Crime and policing are front and center in Florida Senate battle

Democratic Rep. Val Demings, a former Orlando police chief, calls the idea of defunding the police "just crazy" in a new campaign commercial that started running this week, as she challenges Republican Sen. Marco Rubio of Florida in a high profile, high-stakes, and expensive Senate race.

But Rubio – as he landed another major law enforcement endorsement on Friday  – criticized Demings for not pushing back against the idea of defunding the police two summers ago, "when it was really mattering, when they were setting cars on fire."

Demings, who spent nearly three decades in law enforcement and who rose through the ranks to become Orlando’s first female police chief, spotlights her crime-fighting resume in her latest campaign commercial.

"Protect and serve Florida – that’s what I’ve done - as a police officer and as chief," Demings says in the statewide TV spot, which is backed by a massive eight-figure ad buy. 

"In the Senate, I’ll protect Florida from bad ideas like defunding the police. That’s just crazy," she emphasizes. "Florida - it’s time to send a cop on the beat to the Senate."

And Demings campaign spotlighted support from law enforcement, including Orange County Sheriff John Mina, a former Orlando chief of police who said Demings has "always been supportive of the police… She was definitely not soft on the criminals. She was tough. She was assertive. But she was also fair to the people she dealt with in the streets."

But Rubio and the head of the 24,000-member Florida State Fraternal Order of Police, which on Friday endorsed Rubio at an event in Orlando, took aim at Demings for her 2020 comment regarding a proposal — which a year later was defeated — to defund and transform the Minneapolis, Minnesota, police department in the wake of the murder of George Floyd, a Black man, by a white police officer. And they also criticized Demings for her past support for overhauling qualified immunity, a legal doctrine that protects police officers against lawsuits over what they do on the beat, but that critics charge shields law enforcement from accountability. 

"Val Demings called it thoughtful. It was probably one of the most irresponsible and quite frankly political expedient statements from someone who served in law enforcement," charged Steve Zona, the president of the Florida State Fraternal Order of Police, which has a history of backing GOP officials and candidates.

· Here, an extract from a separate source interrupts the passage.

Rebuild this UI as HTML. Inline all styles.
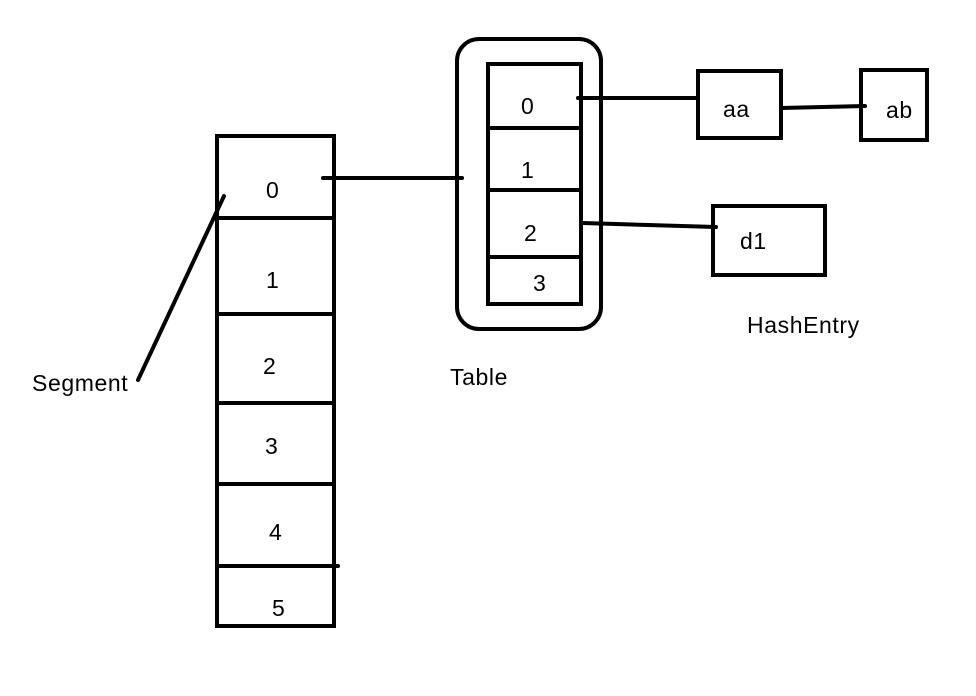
<!DOCTYPE html>
<html><head><meta charset="utf-8"><style>
html,body{margin:0;padding:0;background:#fff;width:976px;height:696px;overflow:hidden}
text{font-family:"Liberation Sans",sans-serif;font-size:23px;letter-spacing:0.6px;fill:#000}
</style></head><body>
<svg width="976" height="696" viewBox="0 0 976 696">
<g stroke="#000" stroke-width="4" fill="none" stroke-linecap="round">
  <rect x="217" y="136" width="117" height="490"/>
  <line x1="217" y1="218" x2="332" y2="218"/>
  <line x1="217" y1="314" x2="332" y2="314"/>
  <line x1="217" y1="403" x2="332" y2="403"/>
  <line x1="217" y1="484" x2="332" y2="484"/>
  <line x1="217" y1="566" x2="338" y2="566"/>
  <line x1="323" y1="178" x2="462" y2="178"/>
  <line x1="224" y1="196" x2="138" y2="380"/>
  <rect x="457" y="39" width="144" height="290" rx="22"/>
  <rect x="488" y="64" width="93" height="240"/>
  <line x1="488" y1="128" x2="581" y2="128"/>
  <line x1="488" y1="190" x2="581" y2="190"/>
  <line x1="488" y1="257" x2="581" y2="257"/>
  <line x1="578" y1="98" x2="697" y2="98"/>
  <rect x="698" y="71" width="83" height="67"/>
  <line x1="781" y1="108" x2="865" y2="106"/>
  <rect x="861" y="70" width="66" height="70"/>
  <line x1="583" y1="223" x2="716" y2="227"/>
  <rect x="713" y="206" width="112" height="69"/>
</g>
<g>
  <text x="266" y="198">0</text>
  <text x="266" y="288">1</text>
  <text x="263" y="374">2</text>
  <text x="265" y="454">3</text>
  <text x="269" y="540">4</text>
  <text x="272" y="616">5</text>
  <text x="521" y="114">0</text>
  <text x="521" y="178">1</text>
  <text x="524" y="241">2</text>
  <text x="533" y="291">3</text>
  <text x="723" y="117">aa</text>
  <text x="886" y="118">ab</text>
  <text x="740" y="249">d1</text>
  <text x="747" y="333">HashEntry</text>
  <text x="450" y="385">Table</text>
  <text x="32" y="391">Segment</text>
</g>
</svg>
</body></html>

Pointing to Demings' support for the George Floyd Justice in Policing Act of 2021, which included provisions that would strip police of qualified immunity and which passed the House by party lines but died in the Senate, Zona claimed that the congresswoman "voted to strip law enforcement of qualified immunity. This would an unmitigated disaster if it happened…. Val Demings abandoned law enforcement when we needed her the most."

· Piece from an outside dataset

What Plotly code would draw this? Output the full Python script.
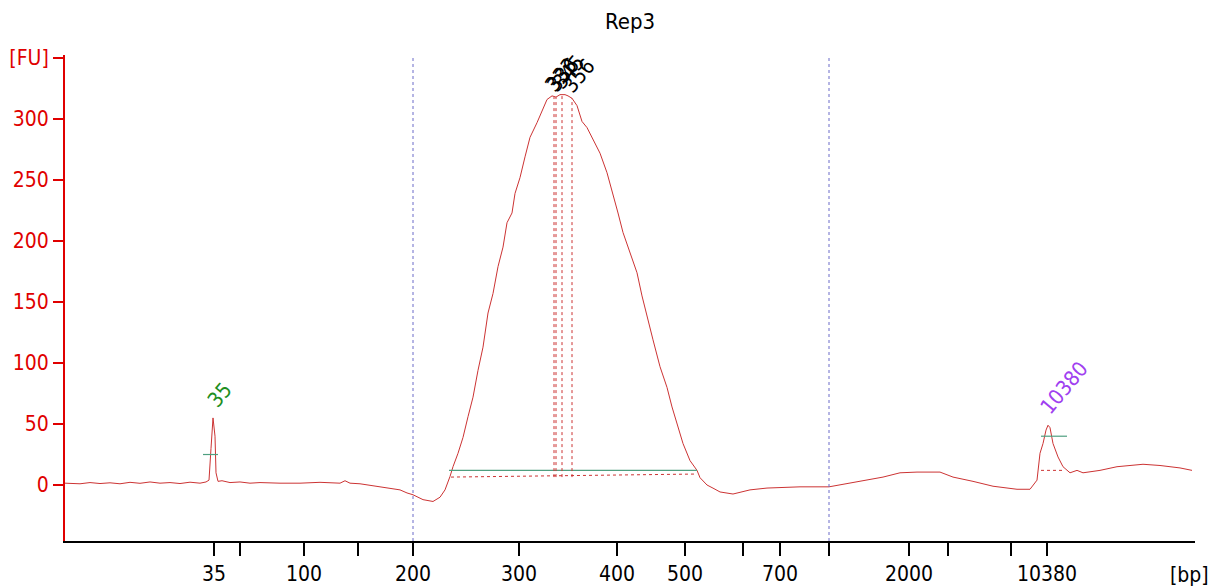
import plotly.graph_objects as go

# ---- data (migration time in s, fluorescence in FU) ----
time_s = [40.00, 40.75, 41.25, 41.75, 42.25, 42.75, 43.25, 43.75, 44.25, 44.75,
          45.25, 45.75, 46.25, 46.75, 47.05, 47.20, 47.30, 47.40, 47.50, 47.55,
          47.65, 47.85, 48.25, 48.75, 49.25, 49.75, 50.75, 51.75, 52.75, 53.75,
          54.00, 54.25, 54.75, 55.40, 56.25, 56.75, 57.10, 57.40, 57.90, 58.40,
          58.75, 59.00, 59.25, 59.40, 59.65, 59.90, 60.15, 60.40, 60.65, 60.90,
          61.15, 61.40, 61.65, 61.90, 62.10, 62.35, 62.50, 62.75, 63.00, 63.25,
          63.60, 63.85, 64.10, 64.35, 64.55, 64.75, 65.00, 65.15, 65.35, 65.60,
          65.85, 66.10, 66.40, 66.75, 67.10, 67.40, 67.65, 67.90, 68.25, 68.60,
          68.85, 69.10, 69.40, 69.75, 70.10, 70.35, 70.60, 70.90, 71.25, 71.60,
          71.75, 72.10, 72.45, 72.75, 73.40, 74.25, 75.10, 76.75, 78.20, 79.25,
          80.10, 80.90, 81.75, 82.60, 83.75, 84.40, 85.40, 86.40, 87.60, 88.25,
          88.60, 88.75, 88.90, 89.05, 89.15, 89.25, 89.40, 89.65, 89.90, 90.25,
          90.60, 90.90, 91.75, 92.60, 93.90, 94.75, 95.75, 96.35]
fu = [1.5, 1.0, 2.0, 1.2, 1.8, 1.0, 2.2, 1.4, 2.5, 1.5,
      2.0, 1.2, 2.3, 1.5, 2.5, 4.0, 30.0, 55.0, 40.0, 10.0,
      3.0, 3.5, 2.0, 2.5, 1.5, 2.0, 1.5, 1.5, 2.2, 1.5,
      3.5, 1.5, 1.0, -0.5, -2.5, -4.0, -6.5, -8.0, -12.0, -13.5,
      -10.0, -4.0, 7.0, 15.0, 26.0, 39.0, 56.0, 72.0, 94.0, 113.0,
      141.0, 157.0, 179.0, 195.0, 215.0, 223.0, 239.0, 252.0, 269.0, 285.0,
      297.0, 306.0, 316.0, 319.0, 318.0, 320.0, 320.0, 319.0, 317.0, 311.0,
      298.0, 293.0, 283.0, 272.0, 256.0, 239.0, 223.0, 207.0, 190.0, 174.0,
      155.0, 138.0, 119.0, 97.0, 80.0, 64.0, 51.0, 34.0, 20.0, 12.0,
      6.0, 0.0, -3.0, -5.7, -7.4, -4.0, -2.5, -1.5, -1.5, 1.6,
      4.0, 6.5, 10.0, 10.6, 10.6, 6.5, 3.0, -1.0, -3.5, -3.5,
      4.0, 26.0, 34.0, 45.0, 49.0, 47.0, 34.0, 23.0, 15.0, 10.0,
      12.0, 10.0, 12.0, 15.0, 17.0, 16.0, 14.0, 12.0]

# ladder ticks
tick_times = [47.45, 48.75, 51.95, 54.65, 57.40, 62.70, 67.60, 71.00, 73.90,
              75.75, 78.20, 82.20, 84.15, 87.30, 89.10]
tick_labels = ["35", "", "100", "", "200", "300", "400", "500", "",
               "700", "", "2000", "", "", "10380"]
y_ticks = [0, 50, 100, 150, 200, 250, 300, 350]
y_tick_labels = ["0", "50", "100", "150", "200", "250", "300", "[FU]"]

# region boundaries (blue dotted)
region_times = [57.40, 78.20]

# main-peak markers
peak_times = [64.45, 64.55, 64.85, 65.35]
peak_heights = [318.0, 318.0, 320.0, 317.0]
peak_labels = ["333", "336", "345", "356"]
main_start, main_end = 59.30, 71.60
main_base = [6.5, 9.0]
main_level = 12.0

# lower / upper markers
lower_time, lower_height, lower_label = 47.40, 55.0, "35"
lower_span, lower_level = [46.90, 47.65], 25.0
upper_time, upper_height, upper_label = 89.15, 49.0, "10380"
upper_span, upper_level = [88.80, 90.10], 40.0
upper_base_span, upper_base = [88.80, 89.90], 12.0

RED = "#e00000"
CURVE = "#cc3333"
GREEN = "#4f9f80"
FONT = "DejaVu Sans Condensed, Liberation Sans Narrow, DejaVu Sans, sans-serif"

fig = go.Figure()
fig.add_trace(go.Scatter(x=time_s, y=fu, mode="lines",
                         line=dict(color=CURVE, width=1), showlegend=False,
                         hoverinfo="skip"))

# region lines
for t in region_times:
    fig.add_shape(type="line", xref="x", yref="paper", x0=t, x1=t, y0=0, y1=1,
                  line=dict(color="#6a6ac8", width=1, dash="dot"))

# main peak baseline / level
fig.add_trace(go.Scatter(x=[main_start, main_end], y=main_base, mode="lines",
                         line=dict(color=CURVE, width=1, dash="dot"),
                         showlegend=False, hoverinfo="skip"))
fig.add_trace(go.Scatter(x=[main_start - 0.1, main_end], y=[main_level, main_level],
                         mode="lines", line=dict(color=GREEN, width=1.2),
                         showlegend=False, hoverinfo="skip"))
for t, h in zip(peak_times, peak_heights):
    fig.add_trace(go.Scatter(x=[t, t], y=[main_base[0], h], mode="lines",
                             line=dict(color=CURVE, width=1, dash="dot"),
                             showlegend=False, hoverinfo="skip"))
for t, h, lab in zip(peak_times, peak_heights, peak_labels):
    fig.add_annotation(x=t, y=h, text=lab, showarrow=False, textangle=-50,
                       xanchor="center", yanchor="bottom", yshift=-2, xshift=7,
                       font=dict(family=FONT, size=21, color="black"))

# lower marker
fig.add_trace(go.Scatter(x=lower_span, y=[lower_level, lower_level], mode="lines",
                         line=dict(color=GREEN, width=1.2), showlegend=False,
                         hoverinfo="skip"))
fig.add_annotation(x=lower_time, y=lower_height, text=lower_label, showarrow=False,
                   textangle=-50, xanchor="center", yanchor="bottom", yshift=3,
                   xshift=7,
                   font=dict(family=FONT, size=21, color="#1f8f1f"))

# upper marker
fig.add_trace(go.Scatter(x=upper_span, y=[upper_level, upper_level], mode="lines",
                         line=dict(color=GREEN, width=1.2), showlegend=False,
                         hoverinfo="skip"))
fig.add_trace(go.Scatter(x=upper_base_span, y=[upper_base, upper_base], mode="lines",
                         line=dict(color=CURVE, width=1, dash="dot"),
                         showlegend=False, hoverinfo="skip"))
fig.add_annotation(x=upper_time, y=upper_height, text=upper_label, showarrow=False,
                   textangle=-50, xanchor="center", yanchor="bottom", yshift=4,
                   xshift=16,
                   font=dict(family=FONT, size=21, color="#a040f0"))

# [bp] unit label
fig.add_annotation(x=1.0, xref="paper", y=0, yref="paper", text="[bp]",
                   showarrow=False, xanchor="right", yanchor="top", yshift=-20,
                   xshift=16,
                   font=dict(family=FONT, size=21, color="black"))

fig.update_layout(
    width=1208, height=579,
    margin=dict(l=57, r=21, t=47, b=46, autoexpand=False),
    paper_bgcolor="white", plot_bgcolor="white",
    title=dict(text="Rep3", x=0.5, xref="paper", xanchor="center",
               y=0.99, yref="container", yanchor="top",
               font=dict(family=FONT, size=22, color="black")),
    xaxis=dict(range=[40.0, 96.5], tickmode="array", tickvals=tick_times,
               ticktext=tick_labels, ticks="outside", ticklen=13, tickwidth=1.5,
               tickcolor="black", showline=True, linecolor="black", linewidth=2,
               showgrid=False, zeroline=False, automargin=False,
               tickfont=dict(family=FONT, size=21, color="black")),
    yaxis=dict(range=[-45.9, 352.5], tickmode="array", tickvals=y_ticks,
               ticktext=y_tick_labels, ticks="outside", ticklen=10, tickwidth=2,
               tickcolor=RED, showline=True, linecolor=RED, linewidth=2,
               showgrid=False, zeroline=False, automargin=False,
               tickfont=dict(family=FONT, size=21, color=RED)),
)

fig.write_html("out.html")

Rubio, who touted that "we’ve basically been endorsed by every law enforcement group in the state," was questioned about Demings’ push back against defunding the police in her new commercial. 

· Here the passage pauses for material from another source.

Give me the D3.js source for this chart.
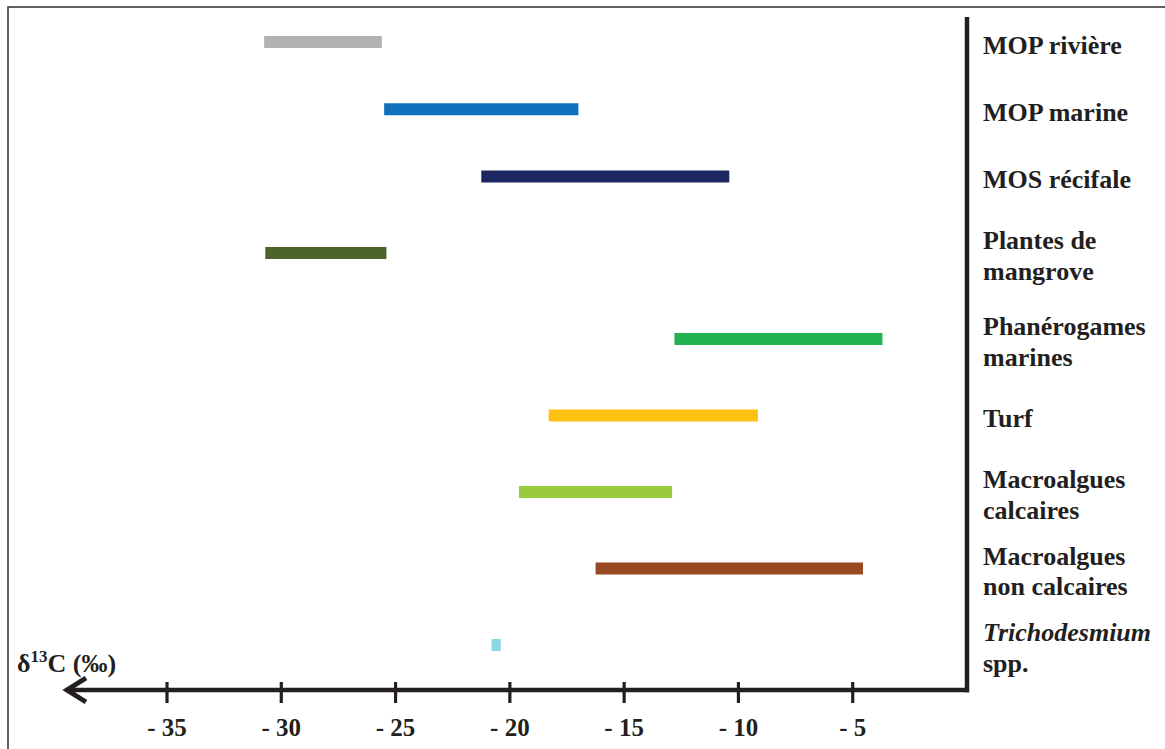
<!DOCTYPE html>
<html>
<head>
<meta charset="utf-8">
<script src="https://cdn.jsdelivr.net/npm/d3@7"></script>
<style>
  html, body { margin: 0; padding: 0; background: #fff; }
  svg { display: block; }
  text { font-family: "Liberation Serif", "Times New Roman", serif; font-weight: bold; fill: #231f20; }
</style>
</head>
<body>
<svg id="chart" width="1165" height="749"></svg>
<script>
// ---- data ----
const categories = [
  "MOP rivière", "MOP marine", "MOS récifale", "Plantes de mangrove",
  "Phanérogames marines", "Turf", "Macroalgues calcaires",
  "Macroalgues non calcaires", "Trichodesmium spp."
];
const labelLines = [
  ["MOP rivière"], ["MOP marine"], ["MOS récifale"], ["Plantes de", "mangrove"],
  ["Phanérogames", "marines"], ["Turf"], ["Macroalgues", "calcaires"],
  ["Macroalgues", "non calcaires"], ["Trichodesmium", "spp."]
];
const italicWords = ["Trichodesmium"];
const minValues = [-30.75, -25.5, -21.25, -30.7, -12.8, -18.3, -19.6, -16.25, -20.8];
const maxValues = [-25.6, -17.0, -10.4, -25.4, -3.7, -9.15, -12.9, -4.55, -20.4];
const tickValues = [-35, -30, -25, -20, -15, -10, -5];
const tickLabels = ["- 35", "- 30", "- 25", "- 20", "- 15", "- 10", "- 5"];
const palette = ["#b1b2b4", "#1170bb", "#1c2660", "#4c632a", "#21b14f", "#fdc013", "#99c93c", "#974a22", "#8dd6e5"];

// ---- layout ----
const svg = d3.select("#chart");
const axisY = 690, axisX = 967;
const x = d3.scaleLinear().domain([-35, 0]).range([167, axisX]);
const rowIndex = d3.scaleOrdinal(categories, d3.range(categories.length));
const yRow = d3.scaleLinear().domain([0, 2, 3, 4, 8]).range([42, 176.5, 253, 339, 645]);
const y = c => yRow(rowIndex(c));
const color = d3.scaleOrdinal(categories, palette);
const barH = 12;

// outer frame
svg.append("rect").attr("x", 8).attr("y", 7).attr("width", 1200).attr("height", 800)
  .attr("fill", "none").attr("stroke", "#3a3a3a").attr("stroke-width", 1.6);

// bars
const rows = categories.map((c, i) => ({ c, lo: minValues[i], hi: maxValues[i], lines: labelLines[i] }));
svg.append("g").selectAll("rect").data(rows).join("rect")
  .attr("x", d => x(d.lo))
  .attr("width", d => x(d.hi) - x(d.lo))
  .attr("y", d => y(d.c) - barH / 2)
  .attr("height", barH)
  .attr("fill", d => color(d.c));

// axes
const axisColor = "#231f20";
svg.append("line").attr("x1", 68).attr("x2", axisX + 2).attr("y1", axisY).attr("y2", axisY)
  .attr("stroke", axisColor).attr("stroke-width", 4.5);
svg.append("line").attr("x1", axisX).attr("x2", axisX).attr("y1", 17).attr("y2", axisY + 2.2)
  .attr("stroke", axisColor).attr("stroke-width", 4.5);
// arrow head
svg.append("path").attr("d", `M86,${axisY - 12} L67,${axisY} L86,${axisY + 12}`)
  .attr("fill", "none").attr("stroke", axisColor).attr("stroke-width", 5).attr("stroke-linejoin", "miter");

// ticks
const tickG = svg.append("g").selectAll("g").data(tickValues).join("g")
  .attr("transform", d => `translate(${x(d)},0)`);
tickG.append("line").attr("y1", axisY - 8).attr("y2", axisY + 13)
  .attr("stroke", axisColor).attr("stroke-width", 3.2);
tickG.append("text").attr("y", axisY + 46).attr("text-anchor", "middle")
  .style("font-size", "25px").text((d, i) => tickLabels[i]);

// axis title
const title = svg.append("text").attr("x", 17).attr("y", 672).style("font-size", "26px");
title.append("tspan").text("δ");
title.append("tspan").attr("dy", -10).style("font-size", "17px").text("13");
title.append("tspan").attr("dy", 10).text("C (‰)");

// category labels
const lineH = 30.5;
const lab = svg.append("g").selectAll("text").data(rows).join("text")
  .attr("x", 983)
  .style("font-size", "26px")
  .attr("y", d => y(d.c) + 3 + 8.6 - (d.lines.length - 1) * lineH / 2);
lab.each(function(d) {
  const t = d3.select(this);
  d.lines.forEach((ln, j) => {
    t.append("tspan").attr("x", 983).attr("dy", j === 0 ? 0 : lineH)
      .style("font-style", italicWords.includes(ln) ? "italic" : "normal")
      .text(ln);
  });
});
</script>
</body>
</html>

The Demings campaign has not directly discussed the congresswoman’s support for the police reform bill that included the qualified immunity provision.

But they note that "Demings spent 27 years at the Orlando Police Department, including over three years as the department’s Chief of Police. She put on a bulletproof vest and patrolled the streets for violent criminals while Marco Rubio was plotting his political career."

And they charged that "Rubio wants to make this race about anything other than what it is: a choice between a cop on the beat and a career politician who puts special interests and big money donors before what’s best for Florida."

Although Demings has topped Rubio in fundraising, both candidates have hauled in plenty of campaign cash, and their Senate showdown may end up being one of the most expensive this cycle.

But Democrats face historical headwinds and a difficult political climate this cycle as they try to defend the House and Senate majorities. And Florida, once the top general election battleground state, has leaned red of late. The top nonpartisan political handicappers rate the Florida Senate race as lean Republican.